*Information supplied:*
--- begin ---

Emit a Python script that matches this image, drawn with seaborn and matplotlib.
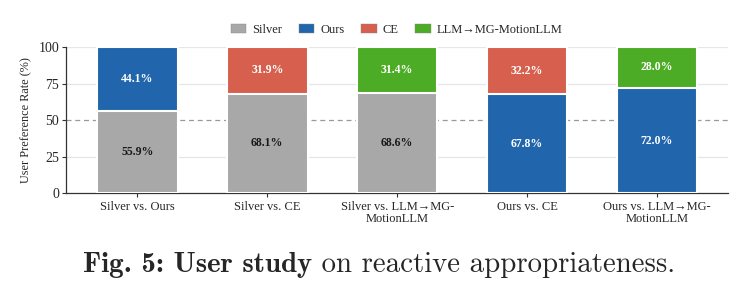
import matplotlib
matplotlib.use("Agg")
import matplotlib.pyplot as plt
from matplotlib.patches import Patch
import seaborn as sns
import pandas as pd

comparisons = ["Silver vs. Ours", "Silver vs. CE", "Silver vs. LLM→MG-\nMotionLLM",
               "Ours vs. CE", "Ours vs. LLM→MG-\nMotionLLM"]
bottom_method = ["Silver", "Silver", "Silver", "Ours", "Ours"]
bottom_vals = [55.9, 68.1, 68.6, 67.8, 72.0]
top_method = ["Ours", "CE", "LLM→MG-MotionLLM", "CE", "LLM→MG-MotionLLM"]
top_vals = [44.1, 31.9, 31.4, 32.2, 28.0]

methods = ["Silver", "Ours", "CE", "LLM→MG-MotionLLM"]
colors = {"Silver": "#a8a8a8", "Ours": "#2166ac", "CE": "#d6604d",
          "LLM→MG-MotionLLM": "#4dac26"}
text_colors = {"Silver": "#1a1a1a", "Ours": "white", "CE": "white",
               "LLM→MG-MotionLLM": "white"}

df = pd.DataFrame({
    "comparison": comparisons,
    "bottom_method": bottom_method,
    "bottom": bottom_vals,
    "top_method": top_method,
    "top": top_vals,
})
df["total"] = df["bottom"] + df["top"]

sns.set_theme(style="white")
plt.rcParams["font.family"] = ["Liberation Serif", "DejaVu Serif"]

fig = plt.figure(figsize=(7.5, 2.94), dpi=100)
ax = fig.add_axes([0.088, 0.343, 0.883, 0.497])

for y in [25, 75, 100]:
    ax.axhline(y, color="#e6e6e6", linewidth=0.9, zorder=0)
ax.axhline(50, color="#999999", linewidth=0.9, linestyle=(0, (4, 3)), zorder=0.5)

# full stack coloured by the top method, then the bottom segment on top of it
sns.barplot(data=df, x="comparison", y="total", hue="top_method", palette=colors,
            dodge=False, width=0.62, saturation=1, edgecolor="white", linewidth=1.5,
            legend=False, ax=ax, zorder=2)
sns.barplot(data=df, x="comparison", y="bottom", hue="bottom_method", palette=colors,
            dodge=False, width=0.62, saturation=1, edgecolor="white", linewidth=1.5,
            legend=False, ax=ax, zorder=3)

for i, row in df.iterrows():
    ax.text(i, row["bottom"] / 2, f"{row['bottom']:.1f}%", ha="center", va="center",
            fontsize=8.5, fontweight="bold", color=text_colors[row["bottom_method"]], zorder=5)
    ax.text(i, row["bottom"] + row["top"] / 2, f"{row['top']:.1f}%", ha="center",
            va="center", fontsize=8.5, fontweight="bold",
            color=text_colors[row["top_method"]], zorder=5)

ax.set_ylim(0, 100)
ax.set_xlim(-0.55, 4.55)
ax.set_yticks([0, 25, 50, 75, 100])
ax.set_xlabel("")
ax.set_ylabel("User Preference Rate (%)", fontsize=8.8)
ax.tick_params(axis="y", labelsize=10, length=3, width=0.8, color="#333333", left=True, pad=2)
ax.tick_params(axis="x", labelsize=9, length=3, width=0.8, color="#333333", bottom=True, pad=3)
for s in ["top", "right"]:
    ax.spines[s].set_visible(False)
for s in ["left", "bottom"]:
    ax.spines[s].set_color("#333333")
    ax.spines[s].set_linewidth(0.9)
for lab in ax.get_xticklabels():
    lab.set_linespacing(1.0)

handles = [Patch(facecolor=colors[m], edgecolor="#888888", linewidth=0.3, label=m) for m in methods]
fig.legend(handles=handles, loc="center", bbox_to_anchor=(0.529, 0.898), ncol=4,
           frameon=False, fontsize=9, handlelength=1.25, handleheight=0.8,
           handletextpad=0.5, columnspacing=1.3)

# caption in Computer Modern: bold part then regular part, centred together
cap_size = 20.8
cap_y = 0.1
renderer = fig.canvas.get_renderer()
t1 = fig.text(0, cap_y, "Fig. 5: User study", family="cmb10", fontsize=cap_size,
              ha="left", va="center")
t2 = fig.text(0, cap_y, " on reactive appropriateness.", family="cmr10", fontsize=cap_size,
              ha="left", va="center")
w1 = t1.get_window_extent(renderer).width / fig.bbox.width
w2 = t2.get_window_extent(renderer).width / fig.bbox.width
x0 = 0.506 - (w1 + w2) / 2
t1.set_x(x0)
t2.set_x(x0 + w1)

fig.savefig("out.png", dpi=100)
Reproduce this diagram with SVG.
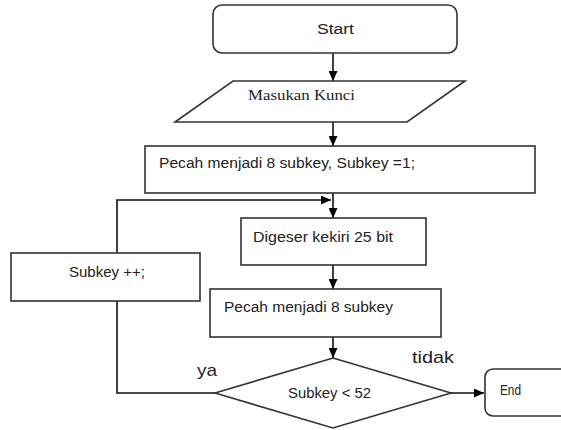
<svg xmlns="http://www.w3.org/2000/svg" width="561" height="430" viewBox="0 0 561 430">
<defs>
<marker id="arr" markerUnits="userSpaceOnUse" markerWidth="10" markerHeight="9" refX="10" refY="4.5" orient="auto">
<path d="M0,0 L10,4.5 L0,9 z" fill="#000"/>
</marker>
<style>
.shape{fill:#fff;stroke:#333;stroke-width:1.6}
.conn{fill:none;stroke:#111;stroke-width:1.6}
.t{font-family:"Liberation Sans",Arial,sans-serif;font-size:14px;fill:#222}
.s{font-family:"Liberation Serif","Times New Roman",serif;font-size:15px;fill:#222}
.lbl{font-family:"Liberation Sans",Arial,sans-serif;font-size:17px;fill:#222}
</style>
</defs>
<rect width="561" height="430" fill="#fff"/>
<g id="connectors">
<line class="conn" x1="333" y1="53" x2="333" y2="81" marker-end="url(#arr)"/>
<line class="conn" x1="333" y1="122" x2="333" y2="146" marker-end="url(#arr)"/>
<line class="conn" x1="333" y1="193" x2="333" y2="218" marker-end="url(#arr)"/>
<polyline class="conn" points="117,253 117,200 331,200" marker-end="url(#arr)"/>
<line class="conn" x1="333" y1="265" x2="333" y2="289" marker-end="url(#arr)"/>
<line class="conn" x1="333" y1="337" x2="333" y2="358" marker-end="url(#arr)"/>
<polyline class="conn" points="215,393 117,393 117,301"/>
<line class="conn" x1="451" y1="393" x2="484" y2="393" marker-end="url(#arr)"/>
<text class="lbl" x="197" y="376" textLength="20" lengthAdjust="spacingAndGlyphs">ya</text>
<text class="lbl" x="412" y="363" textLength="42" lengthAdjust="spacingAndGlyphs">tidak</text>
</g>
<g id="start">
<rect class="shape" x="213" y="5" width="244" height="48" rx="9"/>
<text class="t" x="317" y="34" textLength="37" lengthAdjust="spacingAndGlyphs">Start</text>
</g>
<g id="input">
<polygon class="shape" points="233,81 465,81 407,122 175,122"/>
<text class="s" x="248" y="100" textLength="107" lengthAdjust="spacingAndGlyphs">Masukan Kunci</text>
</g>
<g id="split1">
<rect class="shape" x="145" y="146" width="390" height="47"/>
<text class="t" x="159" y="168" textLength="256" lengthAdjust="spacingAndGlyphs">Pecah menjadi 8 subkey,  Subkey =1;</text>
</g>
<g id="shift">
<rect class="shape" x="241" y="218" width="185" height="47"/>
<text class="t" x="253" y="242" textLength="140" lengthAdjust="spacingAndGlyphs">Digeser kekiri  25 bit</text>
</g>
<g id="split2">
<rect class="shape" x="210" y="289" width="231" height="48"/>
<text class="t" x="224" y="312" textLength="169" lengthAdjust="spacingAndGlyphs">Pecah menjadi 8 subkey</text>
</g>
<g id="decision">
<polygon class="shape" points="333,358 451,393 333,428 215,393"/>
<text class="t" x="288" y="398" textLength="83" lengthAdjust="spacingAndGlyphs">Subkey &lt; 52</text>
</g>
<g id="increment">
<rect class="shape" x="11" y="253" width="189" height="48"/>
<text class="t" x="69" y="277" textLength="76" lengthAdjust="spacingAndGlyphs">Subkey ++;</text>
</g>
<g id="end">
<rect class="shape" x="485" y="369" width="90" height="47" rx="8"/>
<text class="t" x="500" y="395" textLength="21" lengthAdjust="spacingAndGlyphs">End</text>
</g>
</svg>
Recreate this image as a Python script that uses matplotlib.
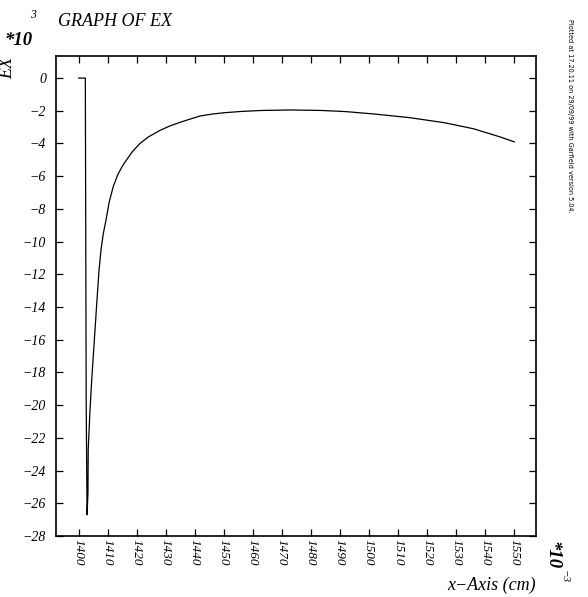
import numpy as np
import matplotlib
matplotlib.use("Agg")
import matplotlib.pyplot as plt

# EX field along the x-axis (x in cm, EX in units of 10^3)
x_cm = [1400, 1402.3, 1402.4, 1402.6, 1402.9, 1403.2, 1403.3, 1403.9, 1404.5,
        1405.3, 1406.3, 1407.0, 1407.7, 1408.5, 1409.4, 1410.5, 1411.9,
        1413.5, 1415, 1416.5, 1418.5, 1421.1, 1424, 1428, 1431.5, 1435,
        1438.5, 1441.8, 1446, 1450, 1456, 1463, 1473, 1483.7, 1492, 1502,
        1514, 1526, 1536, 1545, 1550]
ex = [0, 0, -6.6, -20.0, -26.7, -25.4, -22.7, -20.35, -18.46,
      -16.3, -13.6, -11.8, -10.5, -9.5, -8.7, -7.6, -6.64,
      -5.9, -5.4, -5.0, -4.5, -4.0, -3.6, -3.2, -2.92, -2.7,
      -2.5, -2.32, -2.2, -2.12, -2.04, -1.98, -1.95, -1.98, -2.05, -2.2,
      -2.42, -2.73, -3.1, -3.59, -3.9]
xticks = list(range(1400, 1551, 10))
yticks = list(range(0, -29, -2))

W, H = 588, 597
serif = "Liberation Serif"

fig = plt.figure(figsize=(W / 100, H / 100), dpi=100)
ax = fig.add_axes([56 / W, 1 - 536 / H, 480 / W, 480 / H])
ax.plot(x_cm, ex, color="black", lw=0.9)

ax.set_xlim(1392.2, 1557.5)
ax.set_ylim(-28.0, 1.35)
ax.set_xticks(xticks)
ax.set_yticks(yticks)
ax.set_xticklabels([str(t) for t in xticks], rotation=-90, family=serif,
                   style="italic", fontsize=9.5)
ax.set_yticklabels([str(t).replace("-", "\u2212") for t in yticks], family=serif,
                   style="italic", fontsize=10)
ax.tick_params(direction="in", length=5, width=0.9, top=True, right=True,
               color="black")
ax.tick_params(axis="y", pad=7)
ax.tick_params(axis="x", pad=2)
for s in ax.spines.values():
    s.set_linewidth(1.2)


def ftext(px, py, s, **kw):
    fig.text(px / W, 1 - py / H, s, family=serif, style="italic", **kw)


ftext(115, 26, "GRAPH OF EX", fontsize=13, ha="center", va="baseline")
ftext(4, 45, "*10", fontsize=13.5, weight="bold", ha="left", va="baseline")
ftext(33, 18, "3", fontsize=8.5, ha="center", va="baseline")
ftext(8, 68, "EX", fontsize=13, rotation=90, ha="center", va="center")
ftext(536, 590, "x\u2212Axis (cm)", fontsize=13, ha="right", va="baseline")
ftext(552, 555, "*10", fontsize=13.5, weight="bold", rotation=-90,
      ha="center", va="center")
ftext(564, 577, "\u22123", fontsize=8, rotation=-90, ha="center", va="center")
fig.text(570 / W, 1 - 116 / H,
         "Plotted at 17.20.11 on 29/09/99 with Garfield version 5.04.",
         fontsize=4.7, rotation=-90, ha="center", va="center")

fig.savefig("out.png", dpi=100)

--- end ---
--- begin ---

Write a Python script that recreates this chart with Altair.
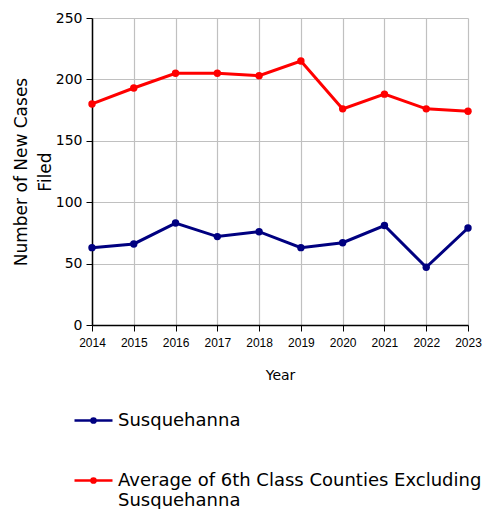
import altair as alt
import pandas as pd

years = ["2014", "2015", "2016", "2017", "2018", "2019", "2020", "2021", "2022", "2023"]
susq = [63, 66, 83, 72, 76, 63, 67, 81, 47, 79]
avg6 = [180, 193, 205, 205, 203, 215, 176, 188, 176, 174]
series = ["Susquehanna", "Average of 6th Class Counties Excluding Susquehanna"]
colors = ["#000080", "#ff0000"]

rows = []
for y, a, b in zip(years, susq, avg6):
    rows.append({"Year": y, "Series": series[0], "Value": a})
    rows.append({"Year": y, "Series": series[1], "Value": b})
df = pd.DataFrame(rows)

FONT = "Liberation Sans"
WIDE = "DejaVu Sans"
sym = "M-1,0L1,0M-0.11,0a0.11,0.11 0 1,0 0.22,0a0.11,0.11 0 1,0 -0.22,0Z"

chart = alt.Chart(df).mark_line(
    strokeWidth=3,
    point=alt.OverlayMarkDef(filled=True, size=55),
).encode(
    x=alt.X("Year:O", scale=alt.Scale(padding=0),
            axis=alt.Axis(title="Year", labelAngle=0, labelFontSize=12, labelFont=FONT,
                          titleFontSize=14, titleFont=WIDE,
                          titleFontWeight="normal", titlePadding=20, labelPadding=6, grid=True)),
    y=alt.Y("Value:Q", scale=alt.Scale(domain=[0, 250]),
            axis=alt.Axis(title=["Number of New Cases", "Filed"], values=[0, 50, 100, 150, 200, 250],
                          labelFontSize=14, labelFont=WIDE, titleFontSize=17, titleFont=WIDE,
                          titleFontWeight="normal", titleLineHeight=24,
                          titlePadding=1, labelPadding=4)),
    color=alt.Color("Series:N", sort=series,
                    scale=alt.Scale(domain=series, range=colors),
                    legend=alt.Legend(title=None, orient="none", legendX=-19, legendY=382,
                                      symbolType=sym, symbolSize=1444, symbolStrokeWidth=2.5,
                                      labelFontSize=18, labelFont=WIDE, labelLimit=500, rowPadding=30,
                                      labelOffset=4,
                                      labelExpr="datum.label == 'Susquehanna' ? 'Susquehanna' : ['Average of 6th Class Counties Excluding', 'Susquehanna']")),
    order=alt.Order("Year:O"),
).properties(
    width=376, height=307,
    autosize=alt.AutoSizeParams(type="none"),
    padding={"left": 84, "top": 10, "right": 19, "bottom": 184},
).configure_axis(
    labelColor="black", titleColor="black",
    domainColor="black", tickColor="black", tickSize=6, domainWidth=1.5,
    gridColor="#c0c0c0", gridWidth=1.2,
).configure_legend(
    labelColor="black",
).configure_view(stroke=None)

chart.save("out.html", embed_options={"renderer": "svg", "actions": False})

--- end ---

*Work to complete:* The material above holds pictures; leave them out. Repeat exactly the lines from the one containing "Emit a Python" through the one containing "(4, 3)), zorder=0.5)", and nothing else.

*Exercise output:*
Emit a Python script that matches this image, drawn with seaborn and matplotlib.
import matplotlib
matplotlib.use("Agg")
import matplotlib.pyplot as plt
from matplotlib.patches import Patch
import seaborn as sns
import pandas as pd

comparisons = ["Silver vs. Ours", "Silver vs. CE", "Silver vs. LLM→MG-\nMotionLLM",
               "Ours vs. CE", "Ours vs. LLM→MG-\nMotionLLM"]
bottom_method = ["Silver", "Silver", "Silver", "Ours", "Ours"]
bottom_vals = [55.9, 68.1, 68.6, 67.8, 72.0]
top_method = ["Ours", "CE", "LLM→MG-MotionLLM", "CE", "LLM→MG-MotionLLM"]
top_vals = [44.1, 31.9, 31.4, 32.2, 28.0]

methods = ["Silver", "Ours", "CE", "LLM→MG-MotionLLM"]
colors = {"Silver": "#a8a8a8", "Ours": "#2166ac", "CE": "#d6604d",
          "LLM→MG-MotionLLM": "#4dac26"}
text_colors = {"Silver": "#1a1a1a", "Ours": "white", "CE": "white",
               "LLM→MG-MotionLLM": "white"}

df = pd.DataFrame({
    "comparison": comparisons,
    "bottom_method": bottom_method,
    "bottom": bottom_vals,
    "top_method": top_method,
    "top": top_vals,
})
df["total"] = df["bottom"] + df["top"]

sns.set_theme(style="white")
plt.rcParams["font.family"] = ["Liberation Serif", "DejaVu Serif"]

fig = plt.figure(figsize=(7.5, 2.94), dpi=100)
ax = fig.add_axes([0.088, 0.343, 0.883, 0.497])

for y in [25, 75, 100]:
    ax.axhline(y, color="#e6e6e6", linewidth=0.9, zorder=0)
ax.axhline(50, color="#999999", linewidth=0.9, linestyle=(0, (4, 3)), zorder=0.5)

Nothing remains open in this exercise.